→ Set task: Retype only the lines from the one containing "Recreate this image" through the one containing "const corGrade = '#bdbdbd';", both included, word for word. Pictures stay out of the copy.

→ Dataset excerpts:

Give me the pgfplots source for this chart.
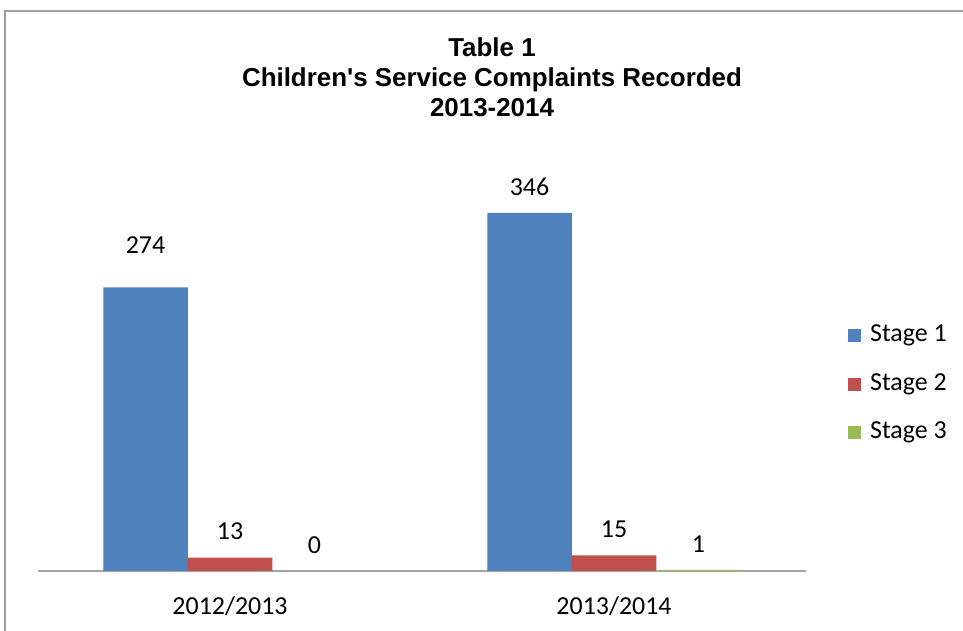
\documentclass[border=0pt]{standalone}
\usepackage{pgfplots}
\pgfplotsset{compat=1.18}
\usepackage{pgfplotstable}
\usepackage{fontspec}
\setmainfont{Carlito}
\newfontfamily\arialfont{Liberation Sans}
\definecolor{sone}{HTML}{4F81BD}
\definecolor{stwo}{HTML}{C0504D}
\definecolor{sthree}{HTML}{9BBB59}
\definecolor{framegray}{HTML}{A0A0A0}
\definecolor{axgray}{HTML}{A6A6A6}

\pgfplotstableread{
x y off
0 274 42
1 346 26
}\stageone
\pgfplotstableread{
x y off
0 13 26
1 15 26
}\stagetwo
\pgfplotstableread{
x y off
0 0 26
1 1 26
}\stagethree

\begin{document}
\begin{tikzpicture}[x=1bp,y=1bp]
\useasboundingbox (0,0) rectangle (963,631);
\draw[color=framegray, line width=1.5bp] (5,-20) -- (5,620) -- (990,620);
\node[font=\arialfont\bfseries\fontsize{26}{30}\selectfont, align=center] at (492,554) {Table 1\\Children's Service Complaints Recorded\\2013-2014};
\begin{axis}[at={(38bp,60bp)}, anchor=south west, scale only axis,
  width=768bp, height=414bp,
  ybar=0pt, bar width=84.5bp,
  xmin=-0.5, xmax=1.5, ymin=0, ymax=400,
  axis x line=bottom, axis y line=none,
  x axis line style={-, color=axgray, line width=2bp},
  xtick={0,1}, xticklabels={2012/2013,2013/2014},
  major tick length=0pt, ytick=\empty,
  /pgf/number format/assume math mode=true,
  xticklabel style={font=\fontsize{26}{30}\selectfont, anchor=center, yshift=-35bp},
  nodes near coords,
  visualization depends on={\thisrow{off} \as \off},
  every node near coord/.append style={font=\fontsize{26}{30}\selectfont, anchor=center, yshift=\off*1bp},
  legend style={draw=none, fill=none, at={(1.0547,0.4505)}, anchor=west, inner sep=0pt,
    font=\fontsize{26}{30}\selectfont, row sep=26.5bp,
    nodes={inner sep=0pt, text height=17bp, text depth=5bp}},
  legend cell align=left,
  /tikz/every even column/.append style={column sep=0pt},
]
\addplot[fill=sone, draw=none, legend image code/.code={\fill[sone] (0bp,-6.5bp) rectangle (13bp,6.5bp); \path (22bp,0);}] table[x=x,y=y] {\stageone};
\addplot[fill=stwo, draw=none, legend image code/.code={\fill[stwo] (0bp,-6.5bp) rectangle (13bp,6.5bp); \path (22bp,0);}] table[x=x,y=y] {\stagetwo};
\addplot[fill=sthree, draw=none, legend image code/.code={\fill[sthree] (0bp,-6.5bp) rectangle (13bp,6.5bp); \path (22bp,0);}] table[x=x,y=y] {\stagethree};
\legend{Stage 1,Stage 2,Stage 3}
\end{axis}
\end{tikzpicture}
\end{document}
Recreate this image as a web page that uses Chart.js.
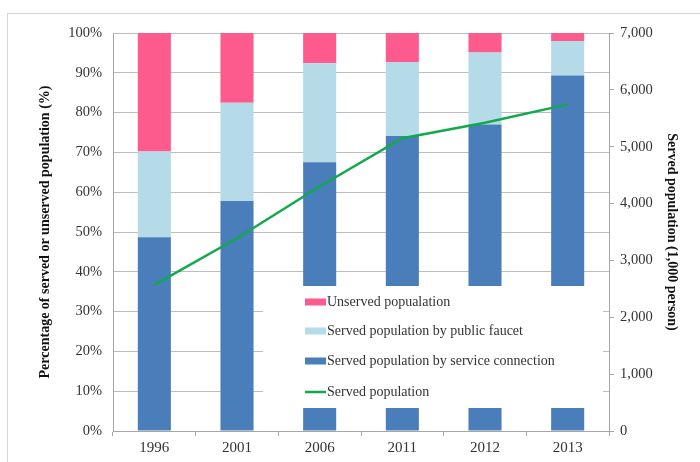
<!DOCTYPE html>
<html>
<head>
<meta charset="utf-8">
<title>Served population</title>
<script src="https://cdn.jsdelivr.net/npm/chart.js@4/dist/chart.umd.min.js"></script>
<style>
  html, body { margin: 0; padding: 0; background: #fff; }
  #wrap { width: 700px; height: 462px; }
</style>
</head>
<body>
<div id="wrap"><canvas id="grafico" width="700" height="462"></canvas></div>
<script>
// --- dados ---
const anos = ['1996', '2001', '2006', '2011', '2012', '2013'];
const ligacaoDomiciliar = [48.7, 57.8, 67.5, 74.1, 77.0, 89.3];   // % served by service connection
const torneiraPublica = [21.5, 24.7, 24.9, 18.6, 18.1, 8.7];      // % served by public faucet
const naoAtendida = [29.8, 17.5, 7.6, 7.3, 4.9, 2.0];             // % unserved
const populacaoAtendida = [2570, 3390, 4300, 5150, 5420, 5745];   // 1,000 person

const ticksPercent = [0, 10, 20, 30, 40, 50, 60, 70, 80, 90, 100];
const ticksPopulacao = [0, 1000, 2000, 3000, 4000, 5000, 6000, 7000];

const serif = "'Liberation Serif', 'Times New Roman', serif";
const corTexto = '#333';
const corGrade = '#bdbdbd';

// moldura cinza clara em volta do gráfico
const moldura = {
    id: 'moldura',
    beforeDraw(chart) {
        const ctx = chart.ctx;
        ctx.save();
        ctx.strokeStyle = '#d6d6d6';
        ctx.lineWidth = 1;
        ctx.strokeRect(7.5, 13.5, chart.width, chart.height);
        ctx.restore();
    }
};

// legenda com fundo branco por cima das barras
const legendaCaixa = {
    id: 'legendaCaixa',
    afterDatasetsDraw(chart) {
        const ctx = chart.ctx;
        const ds = chart.data.datasets;
        const ordem = [2, 1, 0, 3];
        const x0 = 263, y0 = 286, w = 340, h = 122;
        ctx.save();
        ctx.fillStyle = '#fff';
        ctx.fillRect(x0, y0, w, h);
        ctx.font = '14px ' + serif;
        ctx.textBaseline = 'middle';
        ctx.textAlign = 'left';
        const ys = [302, 331, 361, 392];
        ordem.forEach((i, k) => {
            const d = ds[i];
            const y = ys[k];
            if (d.type === 'line') {
                ctx.strokeStyle = d.borderColor;
                ctx.lineWidth = 2.5;
                ctx.beginPath();
                ctx.moveTo(305, y);
                ctx.lineTo(326, y);
                ctx.stroke();
            } else {
                ctx.fillStyle = d.backgroundColor;
                ctx.fillRect(305, y - 3.5, 21, 7);
            }
            ctx.fillStyle = '#333';
            ctx.fillText(d.label, 327, y);
        });
        ctx.restore();
    }
};

new Chart(document.getElementById('grafico'), {
    data: {
        labels: anos,
        datasets: [
            { type: 'bar', label: 'Served population by service connection', data: ligacaoDomiciliar,
              backgroundColor: '#4a7ebb', yAxisID: 'y', order: 2 },
            { type: 'bar', label: 'Served population by public faucet', data: torneiraPublica,
              backgroundColor: '#b4dbe7', yAxisID: 'y', order: 2 },
            { type: 'bar', label: 'Unserved popualation', data: naoAtendida,
              backgroundColor: '#fd5a8d', yAxisID: 'y', order: 2 },
            { type: 'line', label: 'Served population', data: populacaoAtendida,
              borderColor: '#12a84e', borderWidth: 2.5, pointRadius: 0, tension: 0,
              yAxisID: 'y1', order: 1 }
        ]
    },
    options: {
        responsive: false,
        animation: false,
        devicePixelRatio: 1,
        layout: { padding: { top: 33, left: 0, right: 0, bottom: 0 } },
        datasets: { bar: { categoryPercentage: 1, barPercentage: 0.4 } },
        plugins: { legend: { display: false }, tooltip: { enabled: false } },
        scales: {
            x: {
                stacked: true,
                grid: { offset: true, drawOnChartArea: false, drawTicks: true, tickLength: 5, color: '#a6a6a6' },
                border: { display: true, color: '#a6a6a6' },
                ticks: { color: corTexto, font: { family: serif, size: 15 }, padding: 3 },
                afterFit: s => { s.height = 31; }
            },
            y: {
                position: 'left',
                stacked: true,
                min: 0, max: 100,
                afterBuildTicks: s => { s.ticks = ticksPercent.map(v => ({ value: v })); },
                grid: { color: corGrade, drawTicks: false },
                border: { display: true, color: '#a6a6a6' },
                ticks: { color: corTexto, font: { family: serif, size: 14.5 }, padding: 11,
                         callback: v => v + '%' },
                title: { display: true, text: 'Percentage of served or unserved population (%)',
                         color: '#111', font: { family: serif, size: 14, weight: 'bold' },
                         padding: { top: 36.6, bottom: 0 } },
                afterFit: s => { s.width = 113; }
            },
            y1: {
                position: 'right',
                min: 0, max: 7000,
                afterBuildTicks: s => { s.ticks = ticksPopulacao.map(v => ({ value: v })); },
                grid: { drawOnChartArea: false, drawTicks: true, tickLength: 5, color: '#a6a6a6' },
                border: { display: true, color: '#a6a6a6' },
                ticks: { color: corTexto, font: { family: serif, size: 14.5 }, padding: 6,
                         callback: v => v.toLocaleString('en-US') },
                title: { display: true, text: 'Served population (1,000 person)',
                         color: '#111', font: { family: serif, size: 14, weight: 'bold' },
                         padding: { top: 19.6, bottom: 0 } },
                afterFit: s => { s.width = 91; }
            }
        }
    },
    plugins: [moldura, legendaCaixa]
});
</script>
</body>
</html>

→ The solution:
Recreate this image as a web page that uses Chart.js.
<!DOCTYPE html>
<html>
<head>
<meta charset="utf-8">
<title>Served population</title>
<script src="https://cdn.jsdelivr.net/npm/chart.js@4/dist/chart.umd.min.js"></script>
<style>
  html, body { margin: 0; padding: 0; background: #fff; }
  #wrap { width: 700px; height: 462px; }
</style>
</head>
<body>
<div id="wrap"><canvas id="grafico" width="700" height="462"></canvas></div>
<script>
// --- dados ---
const anos = ['1996', '2001', '2006', '2011', '2012', '2013'];
const ligacaoDomiciliar = [48.7, 57.8, 67.5, 74.1, 77.0, 89.3];   // % served by service connection
const torneiraPublica = [21.5, 24.7, 24.9, 18.6, 18.1, 8.7];      // % served by public faucet
const naoAtendida = [29.8, 17.5, 7.6, 7.3, 4.9, 2.0];             // % unserved
const populacaoAtendida = [2570, 3390, 4300, 5150, 5420, 5745];   // 1,000 person

const ticksPercent = [0, 10, 20, 30, 40, 50, 60, 70, 80, 90, 100];
const ticksPopulacao = [0, 1000, 2000, 3000, 4000, 5000, 6000, 7000];

const serif = "'Liberation Serif', 'Times New Roman', serif";
const corTexto = '#333';
const corGrade = '#bdbdbd';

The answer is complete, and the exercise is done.